- Data extract -
*****

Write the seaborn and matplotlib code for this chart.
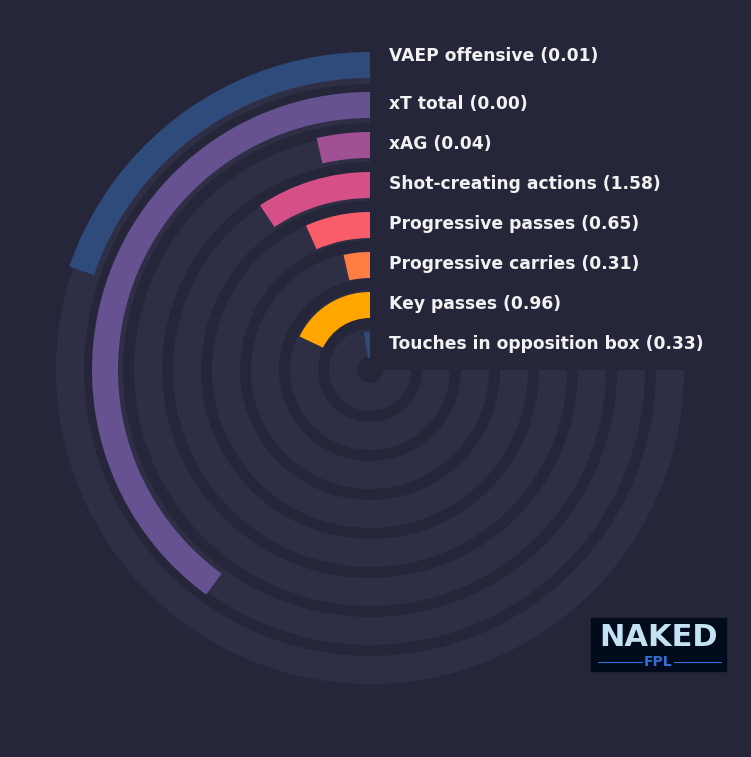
import numpy as np
import matplotlib
matplotlib.use('Agg')
import matplotlib.pyplot as plt
from matplotlib.patches import Rectangle
from matplotlib.lines import Line2D
import seaborn as sns

# data (outer ring first); sweep is share of the 270 degree track
labels = ['VAEP offensive (0.01)', 'xT total (0.00)', 'xAG (0.04)',
          'Shot-creating actions (1.58)', 'Progressive passes (0.65)',
          'Progressive carries (0.31)', 'Key passes (0.96)',
          'Touches in opposition box (0.33)']
pct = [26.3, 53.3, 4.8, 12.5, 8.85, 4.8, 23.9, 3.4]
colors = ['#2f4b7c', '#665191', '#a05195', '#d45087',
          '#f95d6a', '#ff7c43', '#ffa600', '#2f4b7c']

bg = '#252639'
track_col = '#2e2f45'
text_col = '#f2f2f2'

sns.set_theme(style='dark')
plt.rcParams['font.family'] = ['DejaVu Sans']

W, H = 751, 757
fig = plt.figure(figsize=(W / 100, H / 100), dpi=100, facecolor=bg)

# polar axes, centre at pixel (370, 370), radius 330 px
R = 330
cx, cy = 370, 370
ax = fig.add_axes([(cx - R) / W, (H - cy - R) / H, 2 * R / W, 2 * R / H],
                  projection='polar')
ax.set_theta_zero_location('N')
ax.set_theta_direction(1)
ax.set_rlim(0, R)
ax.axis('off')

pal = sns.color_palette(colors)
full = np.deg2rad(270)
for i, (lab, p) in enumerate(zip(labels, pct)):
    tc = 300 - 39 * i
    bc = 305 - 40 * i
    # background track
    ax.bar(0, 28, width=full, bottom=tc - 14, align='edge',
           color=track_col, linewidth=0)
    # value bar
    ax.bar(0, 26, width=full * p / 100, bottom=bc - 13, align='edge',
           color=pal[i], linewidth=0)
    dy = 8 if i == 0 else 0
    ax.annotate(lab, xy=(0, bc + 1), xytext=(19 * 0.72, dy * 0.72),
                textcoords='offset points', ha='left', va='center',
                color=text_col, fontsize=12.3, fontweight='bold')

# logo box (bottom right)
x0, y0, x1, y1 = 591, 618, 726, 671
fig.patches.append(Rectangle((x0 / W, 1 - y1 / H), (x1 - x0) / W, (y1 - y0) / H,
                             transform=fig.transFigure, color='#020b1c', zorder=5))
fig.text((x0 + x1) / 2 / W, 1 - 637 / H, 'NAKED', ha='center', va='center',
         color='#c3e2f4', fontsize=22, fontweight='bold', zorder=6)
fig.text((x0 + x1) / 2 / W, 1 - 662 / H, 'FPL', ha='center', va='center',
         color='#2f6fd6', fontsize=10, fontweight='bold', zorder=6)
for xa, xb in [(598, 642), (674, 721)]:
    fig.lines.append(Line2D([xa / W, xb / W], [1 - 662 / H, 1 - 662 / H],
                            transform=fig.transFigure, color='#2f6fd6',
                            linewidth=0.8, zorder=6))

fig.savefig('out.png', dpi=100, facecolor=bg)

*****

- What is needed -
Only the lines from the start of the material through the line containing "import seaborn as sns" should be transcribed. Pictures stay out.

- Expected answer -
Write the seaborn and matplotlib code for this chart.
import numpy as np
import matplotlib
matplotlib.use('Agg')
import matplotlib.pyplot as plt
from matplotlib.patches import Rectangle
from matplotlib.lines import Line2D
import seaborn as sns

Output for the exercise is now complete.